I think that’s part of why bookstores stood out so sharply in my memory.

Stepping inside a bookstore in Hong Kong felt like briefly entering another rhythm entirely. The noise softened. Air conditioning replaced the heavy summer air outside. Shelves created temporary stillness in a city that rarely seemed to pause.

I still remember wandering through spaces that felt smaller and narrower than the sprawling chain bookstores I was used to at home, yet somehow more intimate because of it. Books stacked closely together. Quiet corners hidden upstairs. Readers browsing silently while the city rushed on outside.

Bookstores have always become emotional landmarks for me while travelling. Long after I forget restaurants or shopping streets or even major attractions, I can usually remember the feeling of the bookstores: the lighting, the music, the weather outside, the particular exhaustion or solitude of that afternoon.

Hong Kong was perhaps the first place where I realised that.

Maybe because it was one of the first cities I visited that felt truly overwhelming in scale. Not intimidating exactly, but dense in a way that demanded constant observation. Every street seemed layered on top of another. Staircases disappeared upward into buildings. Tiny cafés hid above crowded intersections. Entire worlds seemed tucked behind ordinary doorways.

As a traveller, I think I responded by looking for smaller pockets of quiet within the movement.

Bookstores became one of those spaces. So did ferries.

Even now, when I picture Hong Kong, I often picture the water first: crossing the harbour in fading evening light while skyscrapers flickered on around the shoreline. Ferries felt slower than the rest of the city. A brief pause between districts. A place to sit quietly for ten minutes and observe everything from a slight distance.

Travel memories rarely stay intact in perfectly factual ways. Over time they become atmospheric instead, just collections of light, sound, weather, fragments of conversation, colours reflected in windows.
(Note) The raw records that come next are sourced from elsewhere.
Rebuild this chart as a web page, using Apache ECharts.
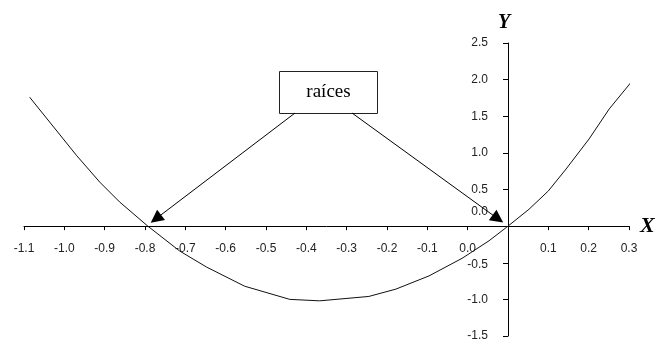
<!DOCTYPE html>
<html>
<head>
<meta charset="utf-8">
<script src="https://cdn.jsdelivr.net/npm/echarts@6/dist/echarts.min.js"></script>
<style>
  html, body { margin: 0; padding: 0; background: #fff; }
  #chart { width: 659px; height: 341px; }
</style>
</head>
<body>
<div id="chart"></div>
<script>
// Curve samples (x, f(x)) of the parabola
const xValues = [-1.186, -1.069, -1.012, -0.963, -0.893, -0.814, -0.747, -0.653, -0.541, -0.467,
                 -0.345, -0.278, -0.196, -0.114, -0.047, 0, 0.052, 0.10, 0.144, 0.201, 0.251, 0.318];
const yValues = [1.76, 0.96, 0.60, 0.33, 0, -0.34, -0.56, -0.82, -1.00, -1.02,
                 -0.96, -0.86, -0.68, -0.44, -0.20, 0, 0.23, 0.48, 0.78, 1.19, 1.60, 2.05];

// Printed labels under the horizontal axis, one per tick from left to right
const xTickLabels = ['-1.1', '-1.0', '-0.9', '-0.8', '-0.7', '-0.6', '-0.5', '-0.4',
                     '-0.3', '-0.2', '-0.1', '0.0', '', '0.1', '0.2', '0.3'];

// Roots pointed at by the annotation
const roots = [-0.893, 0];
const annotationText = 'raíces';

const X_MIN = -1.2, X_MAX = 0.3, X_STEP = 0.1;
const Y_MIN = -1.5, Y_MAX = 2.5, Y_STEP = 0.5;

// Plot area
const W = 659, H = 341;
const GRID = { left: 24, right: 30, top: 43, bottom: 5 };
const plotW = W - GRID.left - GRID.right;
const plotH = H - GRID.top - GRID.bottom;

// Axes cross at the origin: shift each axis from its grid edge to the zero line
const yAxisShift = -((0 - X_MIN) / (X_MAX - X_MIN)) * plotW;
const xAxisShift = -((0 - Y_MIN) / (Y_MAX - Y_MIN)) * plotH;

const chart = echarts.init(document.getElementById('chart'), null, { renderer: 'canvas' });

const tickFont = {
  color: '#222',
  fontFamily: '"Liberation Sans", Arial, sans-serif',
  fontSize: 12,
  lineHeight: 12
};
const nameFont = {
  color: '#000',
  fontFamily: '"Liberation Serif", "Times New Roman", serif',
  fontWeight: 'bold',
  fontStyle: 'italic'
};

chart.setOption({
  animation: false,
  backgroundColor: '#fff',
  grid: Object.assign({ containLabel: false, outerBoundsMode: 'none' }, GRID),
  xAxis: {
    type: 'value',
    position: 'bottom',
    offset: xAxisShift,
    min: X_MIN,
    max: X_MAX,
    interval: X_STEP,
    name: 'X',
    nameLocation: 'end',
    nameGap: 11,
    nameTextStyle: Object.assign({}, nameFont, { fontSize: 22, verticalAlign: 'middle', padding: [4, 0, 0, 0] }),
    axisLine: { onZero: false, lineStyle: { color: '#000', width: 1 } },
    axisTick: { show: true, inside: false, length: 4, lineStyle: { color: '#000', width: 1 } },
    axisLabel: Object.assign({}, tickFont, {
      margin: 17,
      showMinLabel: true,
      showMaxLabel: true,
      hideOverlap: false,
      formatter: function (v) {
        const i = Math.round((v - X_MIN) / X_STEP);
        return xTickLabels[i] !== undefined ? xTickLabels[i] : '';
      }
    }),
    splitLine: { show: false }
  },
  yAxis: {
    type: 'value',
    position: 'left',
    offset: yAxisShift,
    min: Y_MIN,
    max: Y_MAX,
    interval: Y_STEP,
    name: 'Y',
    nameLocation: 'end',
    nameGap: 10,
    nameTextStyle: Object.assign({}, nameFont, { fontSize: 20, align: 'center', padding: [0, 8, 0, 0] }),
    axisLine: { onZero: false, lineStyle: { color: '#000', width: 1 } },
    axisTick: { show: true, inside: false, length: 5, lineStyle: { color: '#000', width: 1 } },
    axisLabel: Object.assign({}, tickFont, {
      margin: 20,
      hideOverlap: false,
      showMinLabel: true,
      showMaxLabel: true,
      interval: 0,
      formatter: function (v) {
        if (Math.abs(v) < 1e-9) return '{raised|0.0}';
        if (Math.abs(v + 0.5) < 1e-9) return '{lowered|-0.5}';
        return v.toFixed(1);
      },
      rich: {
        raised: Object.assign({}, tickFont, { padding: [0, 0, 28, 0] }),
        lowered: Object.assign({}, tickFont, { padding: [4, 0, 0, 0] })
      }
    }),
    splitLine: { show: false }
  },
  series: [{
    type: 'line',
    data: xValues.map(function (x, i) { return [x, yValues[i]]; }),
    showSymbol: false,
    clip: false,
    lineStyle: { color: '#111', width: 1 },
    silent: true,
    markLine: {
      silent: true,
      symbol: ['none', 'triangle'],
      symbolSize: 13,
      label: { show: false },
      lineStyle: { color: '#000', width: 1, type: 'solid' },
      itemStyle: { color: '#000' },
      emphasis: { disabled: true },
      data: [
        [{ x: 295, y: 113 }, { coord: [roots[0] + 0.02, 0.1] }],
        [{ x: 352, y: 113 }, { coord: [roots[1] - 0.025, 0.1] }]
      ]
    }
  }],
  graphic: [{
    type: 'group',
    left: 279,
    top: 71,
    children: [
      {
        type: 'rect',
        shape: { x: 0, y: 0, width: 98, height: 42 },
        style: { fill: '#fff', stroke: '#222', lineWidth: 1 }
      },
      {
        type: 'text',
        x: 49,
        y: 21,
        style: {
          text: annotationText,
          fill: '#000',
          font: '19px "Liberation Serif", "Times New Roman", serif',
          align: 'center',
          verticalAlign: 'middle'
        }
      }
    ]
  }]
});
</script>
</body>
</html>
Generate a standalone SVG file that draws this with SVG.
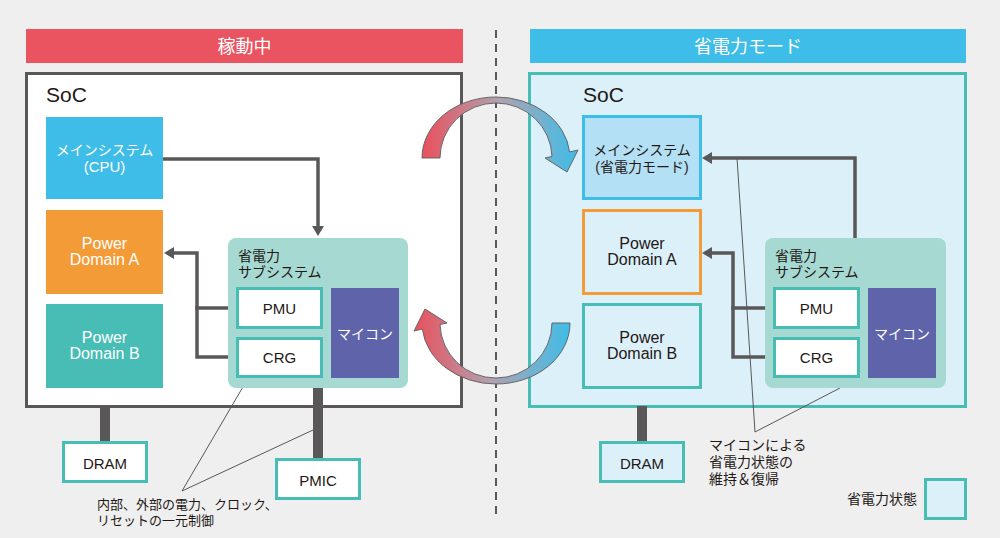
<svg xmlns="http://www.w3.org/2000/svg" width="1000" height="538" viewBox="0 0 1000 538">
<style>
text{font-family:"Liberation Sans","Noto Sans CJK JP",sans-serif;}
.hd{font-size:18px;fill:#fff;text-anchor:middle;}
.soc{font-size:21px;fill:#231815;}
.w{fill:#fff;text-anchor:middle;}
.d{fill:#231815;text-anchor:middle;}
.s14{font-size:14px;}
.s15{font-size:15px;}
.s16{font-size:16px;}
.lbl{font-size:14px;fill:#231815;}
.note{font-size:13px;fill:#231815;}
.conn{fill:none;stroke:#595757;stroke-width:3.5;stroke-linejoin:miter;}
.thin{fill:none;stroke:#595757;stroke-width:1;}
.box{fill:#fff;stroke:#47bdb5;stroke-width:3;}
.boxl{fill:#dcf0f9;stroke:#47bdb5;stroke-width:3;}
.sub{fill:#a7d9d3;}
.mc{fill:#5e63aa;}
.bar{fill:#595757;}
</style>
<defs>
<marker id="ah" markerWidth="12" markerHeight="12" refX="4" refY="6" orient="auto" markerUnits="userSpaceOnUse">
<path d="M0,0 L10,6 L0,12 Z" fill="#595757"/>
</marker>
<linearGradient id="g1" x1="0" y1="0" x2="1" y2="0">
<stop offset="0" stop-color="#e9505c"/>
<stop offset="0.5" stop-color="#b0a2b0"/>
<stop offset="1" stop-color="#3ebde8"/>
</linearGradient>
<linearGradient id="g2" x1="1" y1="0" x2="0" y2="0">
<stop offset="0" stop-color="#e9505c"/>
<stop offset="0.5" stop-color="#b0a2b0"/>
<stop offset="1" stop-color="#3ebde8"/>
</linearGradient>
<path id="carrow" d="M422,158 A74,61 0 0 1 496,97 A74,61 0 0 1 569.6,152 L578,150 L567,172 L545,158 L552,156.5 A56,55 0 0 0 496,103 A56,55 0 0 0 440,158 Z" stroke="#666" stroke-width="1"/>
</defs>
<rect x="0" y="0" width="1000" height="538" fill="#efefef"/>

<g id="divider">
<line x1="496" y1="30" x2="496" y2="520" stroke="#595757" stroke-width="2" stroke-dasharray="8,6"/>
</g>

<g id="header-left">
<rect x="26" y="29" width="437" height="34" fill="#ea5460"/>
<text class="hd" x="244.5" y="53">稼動中</text>
</g>
<g id="header-right">
<rect x="530" y="29" width="436" height="34" fill="#3ebde8"/>
<text class="hd" x="748" y="53">省電力モード</text>
</g>

<g id="soc-left">
<rect x="26.5" y="73.5" width="435" height="333" fill="#fff" stroke="#595757" stroke-width="3"/>
<text class="soc" x="46" y="102">SoC</text>
</g>
<g id="soc-right">
<rect x="529.5" y="73.5" width="436" height="333" fill="#dcf0f9" stroke="#47bdb5" stroke-width="3"/>
<text class="soc" x="583" y="102">SoC</text>
</g>

<g id="bars">
<rect class="bar" x="100" y="406" width="10" height="36"/>
<rect class="bar" x="313" y="386" width="10" height="73"/>
<rect class="bar" x="637" y="406" width="10" height="36"/>
</g>

<g id="connectors">
<path class="conn" d="M163,159 H318 V230" marker-end="url(#ah)"/>
<path class="conn" d="M237,308 H197 V253 H170" marker-end="url(#ah)"/>
<path class="conn" d="M237,357 H197 V306"/>
<path class="conn" d="M855,238 V158 H708" marker-end="url(#ah)"/>
<path class="conn" d="M774,308 H733 V253 H708" marker-end="url(#ah)"/>
<path class="conn" d="M774,357 H733 V306"/>
<path class="thin" d="M247,380 L182,491 L313,430"/>
<path class="thin" d="M737,158 L755,432 L840,388"/>
</g>

<g id="cpu-left">
<rect x="46" y="117" width="117" height="82" fill="#3ebde8"/>
<text class="w s14" x="104.5" y="155">メインシステム</text>
<text class="w s15" x="104.5" y="172">(CPU)</text>
</g>
<g id="pda-left">
<rect x="46" y="210" width="117" height="84" fill="#f39b37"/>
<text class="w s16" x="104.5" y="249">Power</text>
<text class="w s16" x="104.5" y="265">Domain A</text>
</g>
<g id="pdb-left">
<rect x="46" y="304" width="117" height="84" fill="#47bdb5"/>
<text class="w s16" x="104.5" y="343">Power</text>
<text class="w s16" x="104.5" y="359">Domain B</text>
</g>
<g id="sub-left">
<rect class="sub" x="228" y="238" width="180" height="150" rx="8"/>
<text class="lbl" x="238" y="261">省電力</text>
<text class="lbl" x="238" y="277">サブシステム</text>
</g>
<g id="pmu-left">
<rect class="box" x="237.5" y="288.5" width="84" height="39"/>
<text class="d s15" x="279.5" y="314">PMU</text>
</g>
<g id="crg-left">
<rect class="box" x="237.5" y="338.5" width="84" height="38"/>
<text class="d s15" x="279.5" y="363">CRG</text>
</g>
<g id="mc-left">
<rect class="mc" x="331" y="288" width="68" height="90"/>
<text class="w s14" x="365" y="339">マイコン</text>
</g>
<g id="dram-left">
<rect class="box" x="63.5" y="442.5" width="83" height="39"/>
<text class="d s15" x="105" y="469">DRAM</text>
</g>
<g id="pmic-left">
<rect class="box" x="276.5" y="459.5" width="83" height="39"/>
<text class="d s15" x="318" y="486">PMIC</text>
</g>

<g id="cpu-right">
<rect x="583.5" y="116.5" width="117" height="82" fill="#b3e0f4" stroke="#3ebde8" stroke-width="3"/>
<text class="d s14" x="642" y="155">メインシステム</text>
<text class="d s14" x="642" y="172">(省電力モード)</text>
</g>
<g id="pda-right">
<rect x="583.5" y="210.5" width="117" height="83" fill="#dcf0f9" stroke="#f39b37" stroke-width="3"/>
<text class="d s16" x="642" y="249">Power</text>
<text class="d s16" x="642" y="265">Domain A</text>
</g>
<g id="pdb-right">
<rect x="583.5" y="304.5" width="117" height="83" fill="#dcf0f9" stroke="#47bdb5" stroke-width="3"/>
<text class="d s16" x="642" y="343">Power</text>
<text class="d s16" x="642" y="359">Domain B</text>
</g>
<g id="sub-right">
<rect class="sub" x="765" y="238" width="181" height="150" rx="8"/>
<text class="lbl" x="775" y="261">省電力</text>
<text class="lbl" x="775" y="277">サブシステム</text>
</g>
<g id="pmu-right">
<rect class="box" x="774.5" y="288.5" width="84" height="39"/>
<text class="d s15" x="816.5" y="314">PMU</text>
</g>
<g id="crg-right">
<rect class="box" x="774.5" y="338.5" width="84" height="38"/>
<text class="d s15" x="816.5" y="363">CRG</text>
</g>
<g id="mc-right">
<rect class="mc" x="868" y="288" width="68" height="90"/>
<text class="w s14" x="902" y="339">マイコン</text>
</g>
<g id="dram-right">
<rect class="boxl" x="600.5" y="442.5" width="83" height="39"/>
<text class="d s15" x="642" y="469">DRAM</text>
</g>

<g id="transition-arrows">
<use href="#carrow" fill="url(#g1)"/>
<use href="#carrow" fill="url(#g2)" transform="rotate(180 496 240.5)"/>
</g>

<g id="notes">
<text class="note" x="97" y="509">内部、外部の電力、クロック、</text>
<text class="note" x="97" y="525">リセットの一元制御</text>
<text class="lbl" x="709" y="450">マイコンによる</text>
<text class="lbl" x="709" y="467">省電力状態の</text>
<text class="lbl" x="709" y="484">維持＆復帰</text>
</g>

<g id="legend">
<rect class="boxl" x="925.5" y="479.5" width="40" height="39"/>
<text class="lbl" x="917" y="504" text-anchor="end">省電力状態</text>
</g>
</svg>
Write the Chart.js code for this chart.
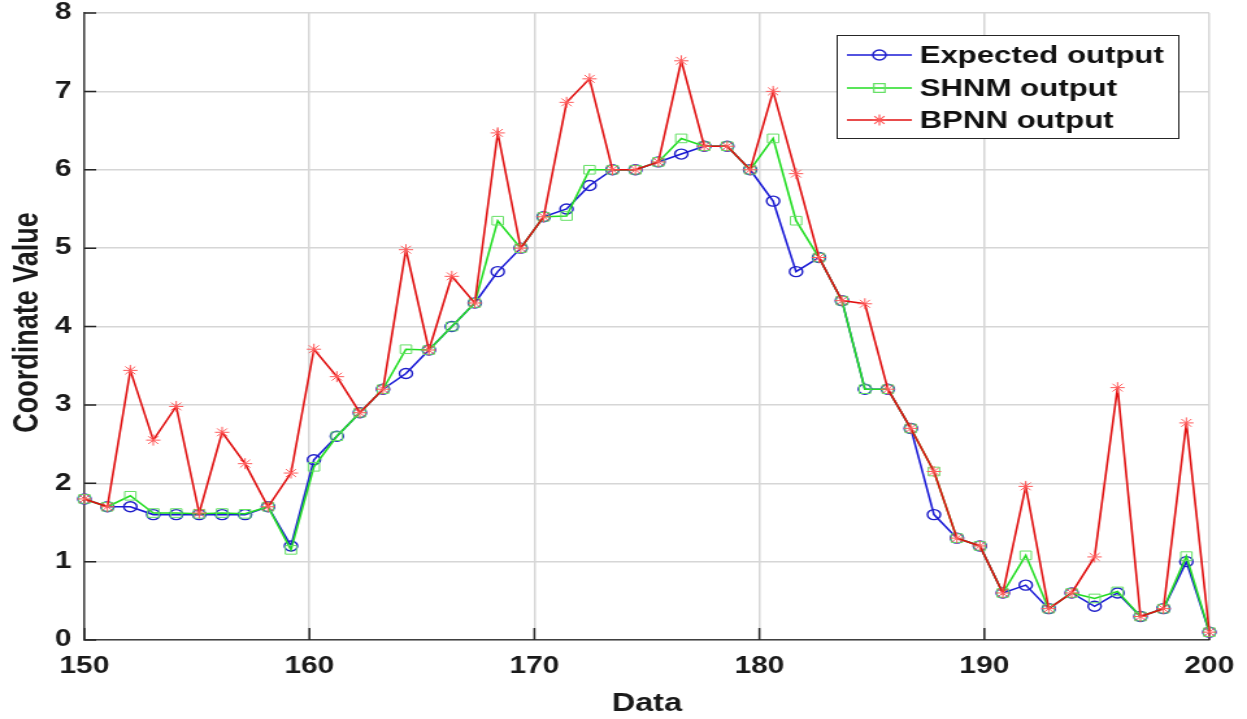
<!DOCTYPE html>
<html><head><meta charset="utf-8">
<script src="https://cdn.jsdelivr.net/npm/chart.js@4"></script>
<style>html,body{margin:0;padding:0;background:#fff;overflow:hidden}
canvas{display:block}</style>
</head><body>
<canvas id="c" width="960" height="719" style="width:1247px;height:719px"></canvas>
<script>
const dataX = [150.00,151.02,152.04,153.06,154.08,155.10,156.12,157.14,158.16,159.18,
  160.20,161.22,162.24,163.27,164.29,165.31,166.33,167.35,168.37,169.39,
  170.41,171.43,172.45,173.47,174.49,175.51,176.53,177.55,178.57,179.59,
  180.61,181.63,182.65,183.67,184.69,185.71,186.73,187.76,188.78,189.80,
  190.82,191.84,192.86,193.88,194.90,195.92,196.94,197.96,198.98,200.00];
const expectedOutput = [1.8,1.7,1.7,1.6,1.6,1.6,1.6,1.6,1.7,1.2,
  2.3,2.6,2.9,3.2,3.4,3.7,4.0,4.3,4.7,5.0,
  5.4,5.5,5.8,6.0,6.0,6.1,6.2,6.3,6.3,6.0,
  5.6,4.7,4.88,4.33,3.2,3.2,2.7,1.6,1.3,1.2,
  0.6,0.7,0.4,0.6,0.43,0.6,0.3,0.4,1.0,0.1];
const shnmOutput = [1.8,1.7,1.84,1.62,1.62,1.61,1.62,1.61,1.7,1.15,
  2.21,2.6,2.9,3.2,3.71,3.7,4.0,4.3,5.35,5.0,
  5.4,5.41,6.0,6.0,6.0,6.1,6.4,6.3,6.3,6.0,
  6.4,5.35,4.88,4.33,3.2,3.2,2.7,2.15,1.3,1.2,
  0.6,1.08,0.4,0.6,0.53,0.62,0.3,0.4,1.07,0.1];
const bpnnOutput = [1.8,1.7,3.44,2.55,2.98,1.62,2.65,2.25,1.7,2.13,
  3.71,3.36,2.9,3.2,4.98,3.7,4.64,4.3,6.47,5.0,
  5.4,6.86,7.16,6.0,6.0,6.1,7.39,6.3,6.3,6.0,
  7.0,5.95,4.88,4.33,4.29,3.2,2.7,2.15,1.3,1.2,
  0.6,1.96,0.4,0.6,1.06,3.22,0.3,0.4,2.77,0.1];
const xTicks = [150,160,170,180,190,200];
const yTicks = [0,1,2,3,4,5,6,7,8];
const seriesNames = ['Expected output','SHNM output','BPNN output'];
const xTitle = 'Data';
const yTitle = 'Coordinate Value';

const FONT = '"Liberation Sans", Arial, Helvetica, sans-serif';
const lineCols = ['#1a1ad6','#22dd22','#e01010'];
const markCols = ['#1e1ec8','#66e066','#ff5a5a'];
const styles = ['circle','rect','star'];

function drawMark(ctx, style, x, y, col){
  ctx.save();
  ctx.strokeStyle = col; ctx.lineWidth = style === 'circle' ? 1.4 : 1.2;
  ctx.beginPath();
  if (style === 'circle') { ctx.arc(x, y, 5, 0, Math.PI*2); }
  else if (style === 'rect') { ctx.rect(x-4.3, y-4.3, 8.6, 8.6); }
  else {
    const r = 5.5;
    for (let k=0;k<4;k++){ const a = k*Math.PI/4; ctx.moveTo(x-Math.cos(a)*r, y-Math.sin(a)*r); ctx.lineTo(x+Math.cos(a)*r, y+Math.sin(a)*r); }
  }
  ctx.stroke();
  ctx.restore();
}

const decor = {
  id: 'decor',
  beforeDatasetsDraw(chart){
    const {ctx, chartArea:a, scales:{x, y}} = chart;
    ctx.save();
    ctx.strokeStyle = '#262626'; ctx.lineWidth = 1.5;
    ctx.beginPath();
    for (const v of xTicks){ const px = x.getPixelForValue(v); ctx.moveTo(px, a.bottom); ctx.lineTo(px, a.bottom-12); }
    for (const v of yTicks){ const py = y.getPixelForValue(v); ctx.moveTo(a.left, py); ctx.lineTo(a.left+9, py); }
    ctx.stroke();
    ctx.restore();
  },
  afterDraw(chart){
    const {ctx, chartArea:a} = chart;
    ctx.save();
    ctx.fillStyle = '#1a1a1a';
    ctx.font = 'bold 25px ' + FONT;
    ctx.textAlign = 'center'; ctx.textBaseline = 'alphabetic';
    ctx.fillText(xTitle, (a.left+a.right)/2, 711);
    ctx.save();
    ctx.translate(29.2, (a.top+a.bottom)/2 - 4);
    ctx.rotate(-Math.PI/2);
    ctx.font = 'bold 27px ' + FONT;
    ctx.fillText(yTitle, 0, 0);
    ctx.restore();
    // legend
    const x0 = 644, y0 = 35, x1 = 907, y1 = 138;
    ctx.fillStyle = '#fff';
    ctx.fillRect(x0, y0, x1-x0, y1-y0);
    ctx.strokeStyle = '#262626'; ctx.lineWidth = 1;
    ctx.strokeRect(x0+0.5, y0+0.5, x1-x0, y1-y0);
    const rows = [55, 88, 120];
    ctx.font = 'bold 24px ' + FONT;
    ctx.textAlign = 'left'; ctx.textBaseline = 'middle';
    seriesNames.forEach((nm, i) => {
      const yy = rows[i];
      ctx.strokeStyle = lineCols[i]; ctx.lineWidth = 1.6;
      ctx.beginPath(); ctx.moveTo(652, yy); ctx.lineTo(702, yy); ctx.stroke();
      drawMark(ctx, styles[i], 677, yy, markCols[i]);
      ctx.fillStyle = '#111';
      ctx.fillText(nm, 708, yy+1);
    });
    ctx.restore();
  }
};

function mk(vals){ return dataX.map((x,i)=>({x:x, y:vals[i]})); }

new Chart(document.getElementById('c'), {
  type: 'line',
  data: {
    datasets: [
      {label: seriesNames[0], data: mk(expectedOutput), borderColor: lineCols[0], borderWidth: 1.6,
       pointStyle: 'circle', pointRadius: 5, pointBorderColor: markCols[0], pointBackgroundColor: 'rgba(0,0,0,0)',
       pointBorderWidth: 1.4, tension: 0, order: 3, clip: false},
      {label: seriesNames[1], data: mk(shnmOutput), borderColor: lineCols[1], borderWidth: 1.6,
       pointStyle: 'rect', pointRadius: 6.1, pointBorderColor: markCols[1], pointBackgroundColor: 'rgba(0,0,0,0)',
       pointBorderWidth: 1, tension: 0, order: 2, clip: false},
      {label: seriesNames[2], data: mk(bpnnOutput), borderColor: lineCols[2], borderWidth: 1.6,
       pointStyle: 'star', pointRadius: 5.5, pointBorderColor: markCols[2], pointBackgroundColor: 'rgba(0,0,0,0)',
       pointBorderWidth: 1, tension: 0, order: 1, clip: false}
    ]
  },
  options: {
    responsive: false, animation: false, devicePixelRatio: 1,
    layout: {padding: {left: 0, right: 29, top: 13, bottom: 0}},
    plugins: {legend: {display: false}, tooltip: {enabled: false}},
    scales: {
      x: {type: 'linear', min: 150, max: 200,
        afterBuildTicks(s){ s.ticks = xTicks.map(v => ({value: v})); },
        afterFit(s){ s.height = 79; s.paddingLeft = 0; s.paddingRight = 0; },
        grid: {color: '#d6d6d6', lineWidth: 1.5, drawTicks: false},
        border: {color: '#404040', width: 1.5},
        ticks: {padding: 13, color: '#1a1a1a', maxRotation: 0, autoSkip: false,
          font: {family: FONT, size: 23, weight: 'bold'}}
      },
      y: {type: 'linear', min: 0, max: 8,
        afterBuildTicks(s){ s.ticks = yTicks.map(v => ({value: v})); },
        afterFit(s){ s.width = 65; s.paddingTop = 0; s.paddingBottom = 0; },
        grid: {color: '#d6d6d6', lineWidth: 1.5, drawTicks: false},
        border: {color: '#404040', width: 1.5},
        ticks: {padding: 10, color: '#1a1a1a', autoSkip: false,
          font: {family: FONT, size: 23, weight: 'bold'}}
      }
    }
  },
  plugins: [decor]
});
</script>
</body></html>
That’s what Hong Kong has become for me.

Not a checklist of landmarks from 2005, but a mood I still return to mentally: rain against tram windows, foggy views from The Peak, station platforms humming underground, books carried through crowded streets, ferries cutting across dark water beneath neon reflections.

Some cities remain fixed in the past. Others continue evolving in your imagination long after you’ve left. Somehow, Hong Kong does both.